Janet Anyango é advogada e vice-diretora da Federação Queniana de Mulheres Advogadas (FIDA ), uma organização que trabalha para promover os direitos das mulheres e meninas no Quênia por meio de serviços jurídicos gratuitos. “Recebemos casos de mulheres que foram deserdadas. Muitas vezes, quando seus maridos morrem, elas não têm instrução suficiente para entender ou conhecer os processos legais, ou sequer sabem que a lei as protege”, explica. Ela também fala das dificuldades impostas pela pobreza que frequentemente afeta as viúvas: “É um grande obstáculo. Muitas das afetadas dizem que os tribunais ficam muito longe de onde moram e que não têm condições de arcar com o transporte”. Tudo isso, acrescenta, é agravado nas áreas rurais do país. “Existem culturas patriarcais que ainda acreditam que as mulheres não são capazes de possuir terras”, afirma.
No Quênia, ainda existem culturas patriarcais que vivem sob a crença de que as mulheres não são capazes de possuir terras.
Janet Anyango, advogada da Federação Queniana de Mulheres Advogadas
Anyango fala dos avanços legais trazidos pela atual Constituição, aprovada em 2010 , que ela descreve como muito progressista nessa área. “Ela proíbe esse tipo de discriminação. O Artigo 27 afirma expressamente que homens e mulheres têm direito à igualdade de tratamento. Também permite, é claro, que as mulheres possuam terras”, afirma. A especialista cita ainda o Artigo 2, que estabelece a nulidade de qualquer direito consuetudinário incompatível com este texto e afirma expressamente que as leis internacionais farão parte do direito queniano, uma nação que assinou tratados que proíbem diretamente os motivos de discriminação. Mesmo assim, algumas viúvas continuam a enfrentar dificuldades significativas. “Embora o acesso à justiça digital tenha sido facilitado em 2024, muitas mulheres não têm acesso à internet ou a um smartphone . E há também a barreira linguística: algumas não falam inglês nem suaíli (os dois idiomas oficiais do país), apenas seus idiomas nativos.”

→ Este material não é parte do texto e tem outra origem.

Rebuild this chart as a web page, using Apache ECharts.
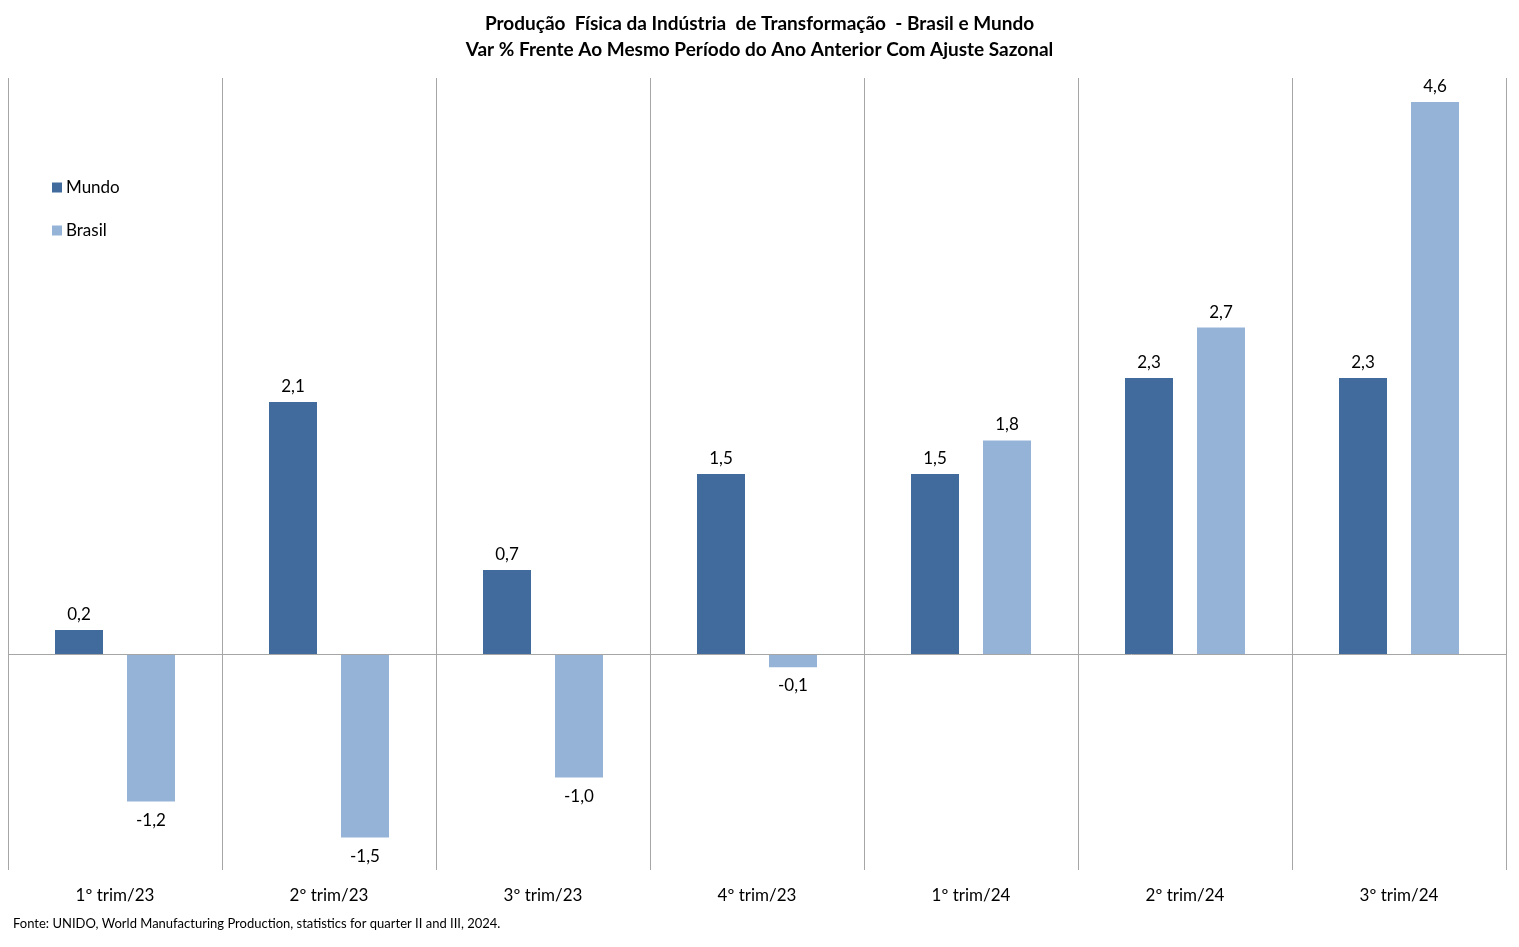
<!DOCTYPE html>
<html>
<head>
<meta charset="utf-8">
<script src="https://cdn.jsdelivr.net/npm/echarts@6/dist/echarts.min.js"></script>
<style>html,body{margin:0;padding:0;background:#fff}#c{width:1519px;height:947px}</style>
</head>
<body>
<div id="c"></div>
<script>
const categories = ['1º trim/23','2º trim/23','3º trim/23','4º trim/23','1º trim/24','2º trim/24','3º trim/24'];
const mundo = [0.2, 2.1, 0.7, 1.5, 1.5, 2.3, 2.3];
const brasil = [-1.23, -1.53, -1.03, -0.11, 1.78, 2.72, 4.6];
const titleLines = ['Produção  Física da Indústria  de Transformação  - Brasil e Mundo', 'Var % Frente Ao Mesmo Período do Ano Anterior Com Ajuste Sazonal'];
const sourceText = 'Fonte: UNIDO, World Manufacturing Production, statistics for quarter II and III, 2024.';

const FONT = 'Lato';
const fmt = p => p.value.toFixed(1).replace('.', ',');
const labelStyle = { fontFamily: FONT, fontSize: 17, color: '#000' };
const chart = echarts.init(document.getElementById('c'));
chart.setOption({
  backgroundColor: '#fff',
  animation: false,
  title: [
    { text: titleLines.join('\n'), left: 'center', top: 6,
      textStyle: { fontFamily: FONT, fontSize: 19, fontWeight: 'bold', color: '#000', lineHeight: 26 } },
    { text: sourceText, left: 8, top: 912,
      textStyle: { fontFamily: FONT, fontSize: 13, fontWeight: 'normal', color: '#000' } }
  ],
  legend: {
    orient: 'vertical', left: 47, top: 174,
    itemWidth: 10, itemHeight: 10, itemGap: 26,
    icon: 'rect',
    textStyle: { fontFamily: FONT, fontSize: 17, color: '#000', padding: [0,0,0,-1] },
    data: ['Mundo', 'Brasil']
  },
  grid: { left: 8, right: 13, top: 78, bottom: 77, containLabel: false },
  xAxis: {
    type: 'category', data: categories,
    axisLine: { show: false }, axisTick: { show: false },
    axisLabel: { fontFamily: FONT, fontSize: 17, color: '#000', margin: 17 },
    splitLine: { show: true, lineStyle: { color: '#A6A6A6', width: 1 } }
  },
  yAxis: {
    type: 'value', min: -1.8, max: 4.8,
    show: false, splitLine: { show: false }
  },
  series: [
    { name: 'Mundo', type: 'bar', data: mundo, barWidth: 48, barGap: '50%',
      itemStyle: { color: '#416A9D' },
      label: Object.assign({ show: true, position: 'top', distance: 7, formatter: fmt }, labelStyle),
      markLine: { silent: true, symbol: 'none', label: { show: false },
        lineStyle: { color: '#A6A6A6', width: 1, type: 'solid' },
        data: [{ yAxis: 0 }] } },
    { name: 'Brasil', type: 'bar', barWidth: 48,
      data: brasil.map(v => v < 0 ? { value: v, label: { position: 'bottom', distance: 10 } } : v),
      itemStyle: { color: '#95B3D7' },
      label: Object.assign({ show: true, position: 'top', distance: 7, formatter: fmt }, labelStyle) }
  ]
});
</script>
</body>
</html>
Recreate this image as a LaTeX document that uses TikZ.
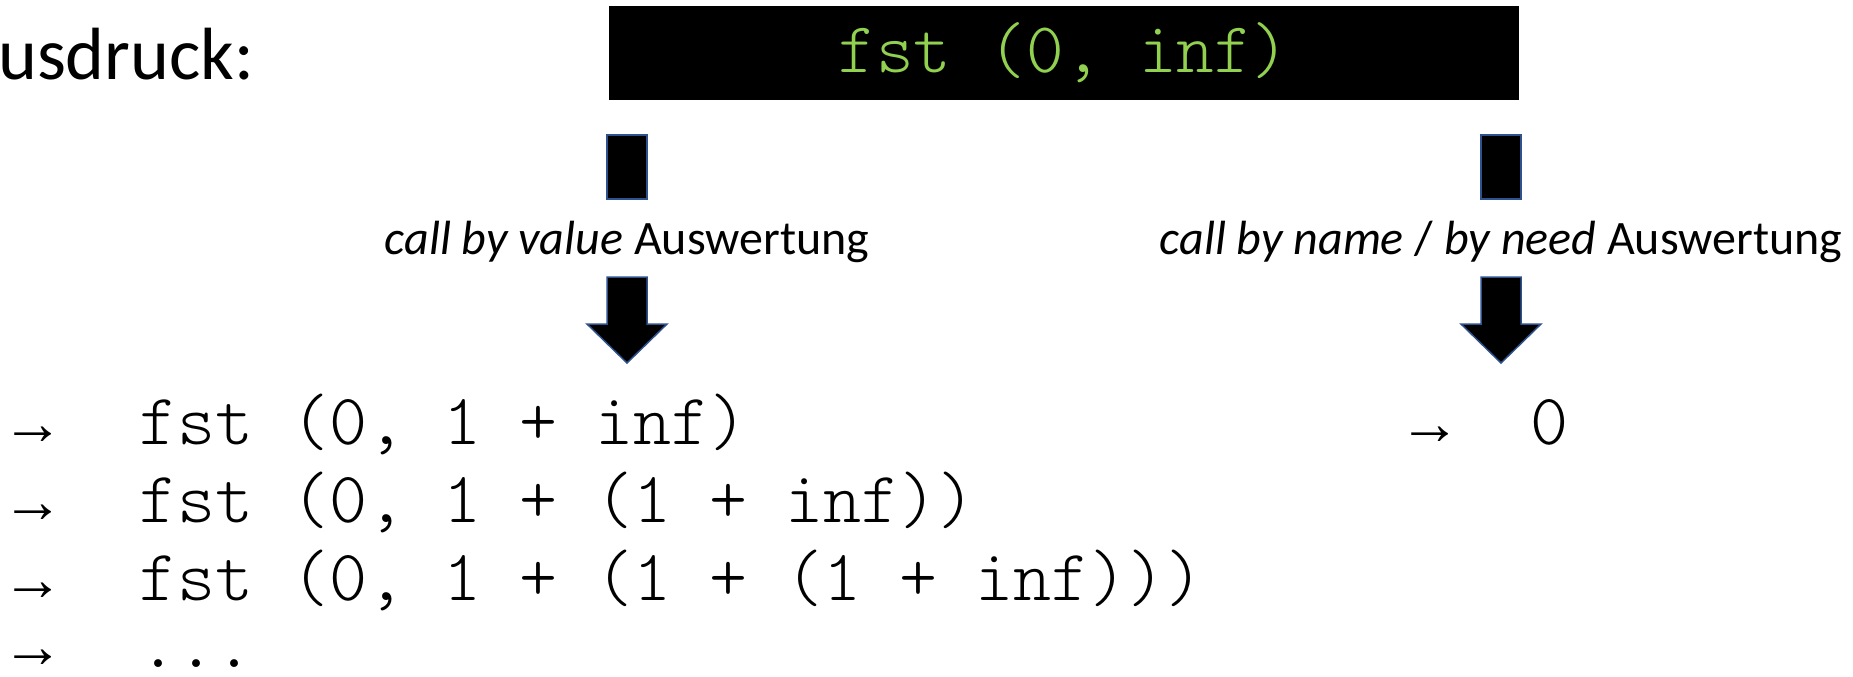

Rose Ndunge, viúva desde os 42 anos, conhece muito bem a pobreza e as dificuldades mencionadas pelos especialistas. “Quando meu marido morreu, minha família disse que eu não podia morar com eles, que eu tinha que ir morar com a família dele. Mas eles também não me queriam. Tive que pegar meus três filhos, construir um abrigo debaixo de uma árvore e ficar lá por alguns meses”, conta. Tudo mudou quando uma amiga lhe falou sobre um orfanato, onde ela pôde ficar por dois anos. Depois, começou a lavar roupa de porta em porta até conseguir juntar algum dinheiro e se mudar para uma pequena casa em Kasarani, um bairro pobre de Nairóbi. Era 2010. “Acho que o mais importante foi conhecer outras mulheres na mesma situação. Compartilhar experiências, buscar uma boa educação para nossos filhos… Tornar a vida mais fácil umas para as outras, no fim das contas. Estar juntas nos mantém seguras.”